Jamily Rigonatto
Pele, ossos, órgãos, sangue e história. São esses cinco elementos que compõem a unidade de um corpo. Matéria física, esse conjunto ganha diversas traduções paradoxais no nosso dia a dia, sendo conhecido como ‘casa da alma’, ‘templo da mente’ e múltiplas variações que, nas entrelinhas, resumem um corpo como o espaço palpável que abriga o intocável mundo das ideias, como diria Platão. Mas, longe de definições rasas: “O que pode um corpo?”. Em cenas dinâmicas, Corpo Presente responde.
O filme, que estreou em Novembro de 2024 nos cinemas brasileiros, é uma produção dirigida por Leonardo Barcelos. Com a proposta de explorar a corporeidade em suas possibilidades, a obra mistura relatos reais à cenas diversas, criadas a partir da ficcionalidade ou execução de performances artísticas com uma pluralidade de etnias, gêneros e formatos do corpo humano.

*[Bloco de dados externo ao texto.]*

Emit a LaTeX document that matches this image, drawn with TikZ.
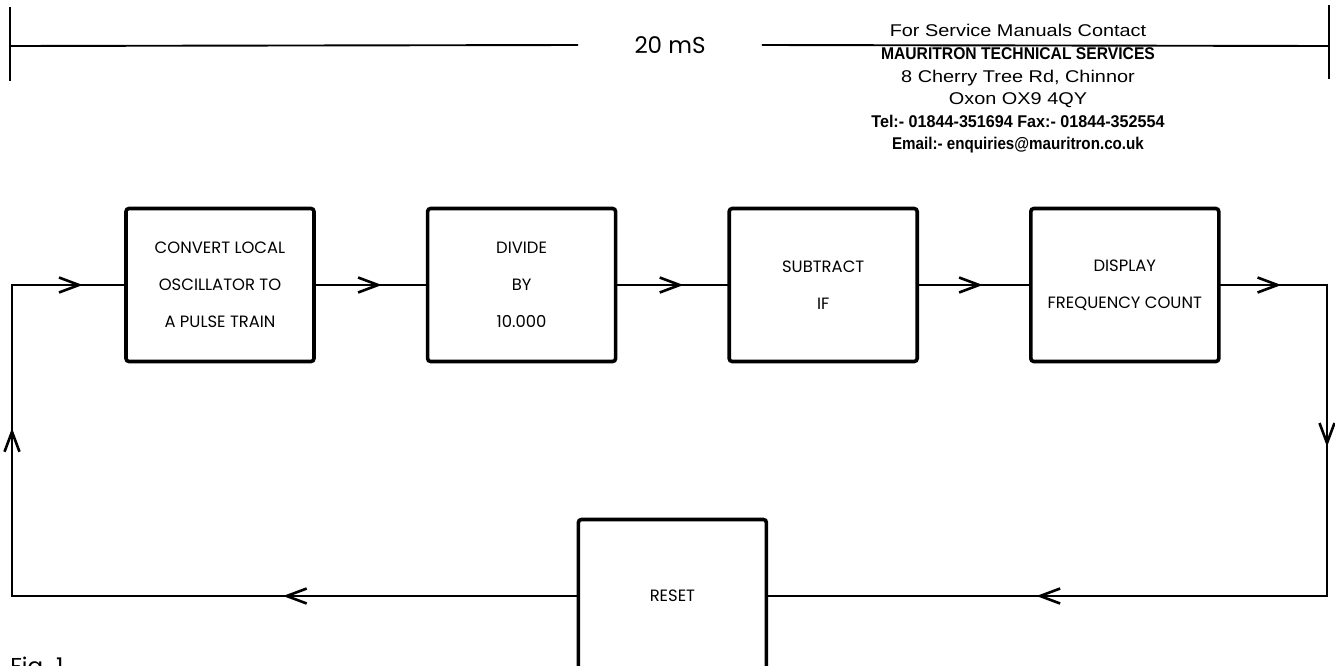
\documentclass[tikz,border=0pt]{standalone}
\usepackage{fontspec}
\usepackage{graphicx}
\setmainfont{Poppins}
\newfontfamily\contactfont[FakeStretch=1.17]{Liberation Sans}
\newfontfamily\contactbold[FakeStretch=0.95]{Liberation Sans}
\usepackage{tikz}
\usetikzlibrary{arrows.meta,positioning,calc,decorations.markings}
\tikzset{
  blk/box/.style={draw, rounded corners=1.5pt, line width=1.8pt, minimum width=94pt, minimum height=76.5pt, inner sep=0pt, align=center, font=\fontsize{8.2}{18.5}\selectfont},
  blk/line/.style={line width=0.95pt, line cap=rect},
  blk/flow/.style={blk/line, postaction={decorate},
    decoration={markings, mark=at position #1 with {\arrow[line width=1.3pt]{Straight Barb[length=10pt,width=7.5pt]}}}},
  blk/label/.style={inner sep=0pt, font=\fontsize{11.5}{14}\selectfont},
  blk/contact/.style={inner sep=0pt, align=center, font=\contactfont\fontsize{8.5}{11.3}\selectfont}
}

\begin{document}
\begin{tikzpicture}[x=0.5pt, y=-0.5pt, node distance=55pt]
  \useasboundingbox (0,0) rectangle (1335,665);

  % Time scale across the top
  \coordinate (tl) at (10,46);
  \coordinate (tr) at (1329,46);
  \node[blk/label, inner xsep=28.5pt] (period) at (670,45) {20 mS};
  \draw[blk/line] (tl) -- (period.west) (period.east) -- (tr);
  \draw[blk/line] ($(tl)+(0,-38)$) -- ($(tl)+(0,34)$);
  \draw[blk/line] ($(tr)+(0,-40)$) -- ($(tr)+(0,32)$);

  \node[blk/contact] (contact) at (1018,89) {For Service Manuals Contact\\
    {\contactbold\bfseries\scalebox{0.97}[1]{MAURITRON TECHNICAL SERVICES}}\\
    8 Cherry Tree Rd, Chinnor\\
    Oxon OX9 4QY\\
    {\contactbold\bfseries Tel:- 01844-351694 Fax:- 01844-352554}\\
    {\contactbold\bfseries\scalebox{0.94}[1]{Email:- enquiries@mauritron.co.uk}}};

  % Processing chain
  \node[blk/box] (conv) at (220,285) {CONVERT LOCAL\\OSCILLATOR TO\\A PULSE TRAIN};
  \node[blk/box, right=of conv] (div) {DIVIDE\\BY\\10.000};
  \node[blk/box, right=of div] (sub) {SUBTRACT\\IF};
  \node[blk/box, right=of sub] (disp) {DISPLAY\\FREQUENCY COUNT};
  \node[blk/box] (reset) at ($(div)!0.5!(sub)+(0,311)$) {RESET};

  % Loop corners
  \coordinate (nw) at (12,285);
  \coordinate (ne) at (1327,285);
  \coordinate (se) at (1327,596);
  \coordinate (sw) at (12,596);

  \draw[blk/flow=0.63] (nw) -- (conv);
  \draw[blk/flow=0.6] (conv) -- (div);
  \draw[blk/flow=0.6] (div) -- (sub);
  \draw[blk/flow=0.58] (sub) -- (disp);
  \draw[blk/flow=0.57] (disp) -- (ne);
  \draw[blk/flow=0.52] (ne) -- (se);
  \draw[blk/flow=0.52] (se) -- (reset);
  \draw[blk/flow=0.52] (reset) -- (sw);
  \draw[blk/flow=0.54] (sw) -- (nw);

  \node[blk/label, anchor=north west] (fig) at (10,657) {Fig. 1};
\end{tikzpicture}
\end{document}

A escolha visual explora a corporeidade em takes diversos com um tom experimental em que as cenas se assemelham aos efeitos comuns de obras vinculadas ao videoartivismo. Alguns momentos são quase psicodélicos, com um jogo de câmera que incentiva isso de maneira persistente. A Fotografia, assinada por Vagner Jabour, traz planos que se movem criando redes de espirais, com movimentos de travelling – em que a câmera e o corpo se movem em cena –, estáticos e tilt – com a câmera explorando uma expansão vertical dos planos.
Outro aspecto interessante se refere a montagem do longa-metragem – também atribuída a Barcellos –, que retoma cenários recorrentemente, com certa evolução dos acontecimentos, a exemplo da cena em que mulher encara um espelho e depois reaparece tocando forma e reflexo. Essa decisão causa a sensação de progressão; a ideia de que, com o avanço dos frames, essas personas sem nome vão ganhando mais intimidade e estreitando os laços com o conceito de corporeidade.
Quando se fala em narrativa, fica subentendido um discurso sobre gênero, considerando que grande parte das cenas são guiadas por uma protagonista e a maior parte da narração também se dá na voz dela. Considerado o corpo mais subjugado de uma sociedade – junto de pessoas transgênero – essa figura violentada, calada e sufocada é representada por metáforas com o corpo amarrado, soterrado, atingido e até mesmo ‘desmontando’ em torno de uma agressão milenar; herança de gerações longínquas. Outras minorias, como as pessoas negras, indígenas e LGBTQIA+ também aparecem nesse molde de certo sufocamento, em reflexo à maneira com a qual o mundo as encara.
Ainda, há uma proposta voltada a comparação do corpo com o elemento natureza. Terra, fogo, ar e água envolvem todo o enredo e vão criando pontes que contrapõem os detalhes, como as veias e o floema das árvores. Essa relação promove a ideia de sistema compartilhado, em que nenhum corpo está isento de histórias bilaterais, afinal, toda a matéria se interliga.
Seja ao explorar o corpo enquanto uma forma natural e, necessariamente, naturalista, expondo processos como o parto ou o sexo de maneira selvagem e, juntamente, poética, ou na escolha de expandir detalhes invisíveis a olho nu, como a formatação celular, Corpo Presente é disruptivo. Esse ponto cumpre um propósito comum às obras subversivas: colocar o telespectador para pensar.
A forma escolhida pode desagradar quem procura um roteiro linear ou, até mesmo, um enredo inclinado à contação de estórias. O propósito aqui é outro. Em linhas gerais, a produção filmográfica pode ser resumida como uma viagem simbólica em cinesia sobre o que nos permite ter conexão com o planeta Terra e suas perspectivas complexas, capazes de tão mais do que o que está à altura dos olhos.